Monday, December 20, 2010

Christmas Traditions

Our family doesn’t have a lot of formal Christmas traditions.  No readings, no singing, nothing like that.  We go to our church Christmas eve candlelight service where we sing Christmas carols and greet our friends.  I usually ski on Christmas eve, getting home just in time for the service.  Maybe skiing is one of my traditions!  Christmas Day we get up later than many, open gifts and have a Christmas dinner with family and friends.  Sometimes we’re at our home, sometimes at my sister’s home.  We try to have a relaxing day, except for Sandra who is often cooking. 

I think that Christmas is supposed to be relaxing.  It should be fun.  After all, it’s a birthday party and you can’t celebrate a birthday without fun and excitement and joy and laughing.  We remember Jesus’ birth, and God’s love and mercy in sending His Son to us.  Can you imagine how exciting it must have been for the shepherds who heard the angel choir?  For Mary and Joseph trying to comprehend what was happening?

We can’t truly celebrate Jesus’ birth if we don’t also remember that God gave His Son to die for us, to die in our place as a sacrifice for our sins.  That’s what Christmas is all about.  A little baby, God’s own Son, born to a virgin, come to reconcile us to God.  Jesus was the most incredible Christmas Gift of all, offered to us by God Himself.  What sorrow that so many people refuse the gift of salvation God offers to them.  Instead of peace with God and eternity with Jesus in heaven, so many reject him and face an eternity of unimaginable torment separated from God.  This Christmas, make sure you truly have asked Jesus to forgive you for your disobedience to God and ask Him into your life as your Saviour. 
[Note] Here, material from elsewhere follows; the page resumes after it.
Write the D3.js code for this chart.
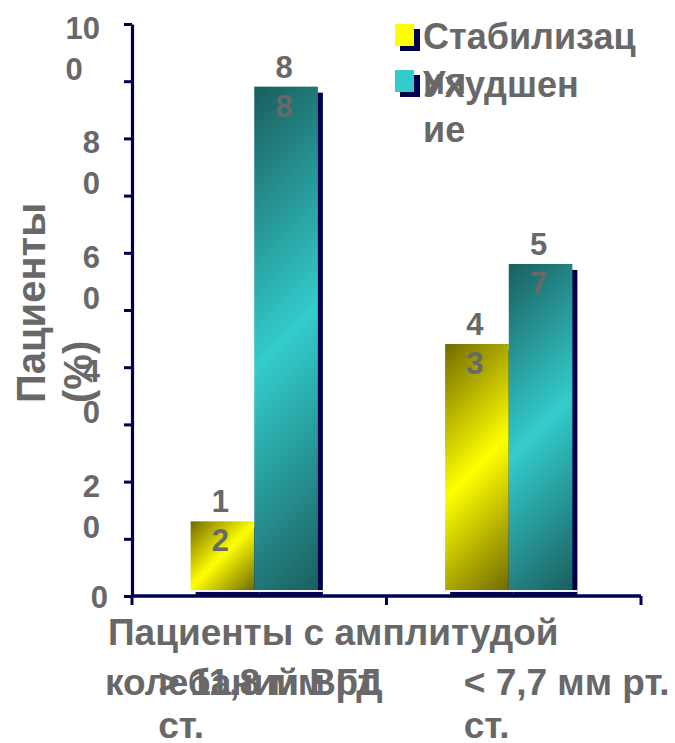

May your Christmas truly be a wonderful one of Peace and Joy.

Monday, December 6, 2010

The Christmas Rush

It is so hard to celebrate a nice, peaceful Christmas.  Everything seems to get so rushed in December.  All the friends who haven’t seen you in months suddenly want to see you before Christmas.  There are Christmas parties and more Christmas parties that we just have to attend.  Dinner’s, luncheons, the list seems endless.  We shop, we visit, we send cards which of course have to have nice long letters included in them.  We’re seemingly busy all day, every day, morning to late at night.  There’s nothing wrong with any of these Christmas celebrations or activities, but together they tend to gang up on us and steal the peace and wonder of Christmas.

Stop.  Stop everything for a couple of minutes.  Breathe deeply, smile, think about what Christmas is really all about.  Think about our Heavenly Father who sent His Son to earth to atone for our sins.  Think about the wonder of the birth of Jesus to a virgin, Mary, a young teen who suddenly found herself the mother of the Messiah.  Think about the stable, the animals, the shepherds in the fields tending their sheep, the angels and the birth of our Saviour.  It all happened.  It’s real.  And today we can know the Saviour.  We can have a personal relationship with Jesus.  Each of us is offered the opportunity to truly know God’s love and forgiveness.  That’s what Christmas is really all about.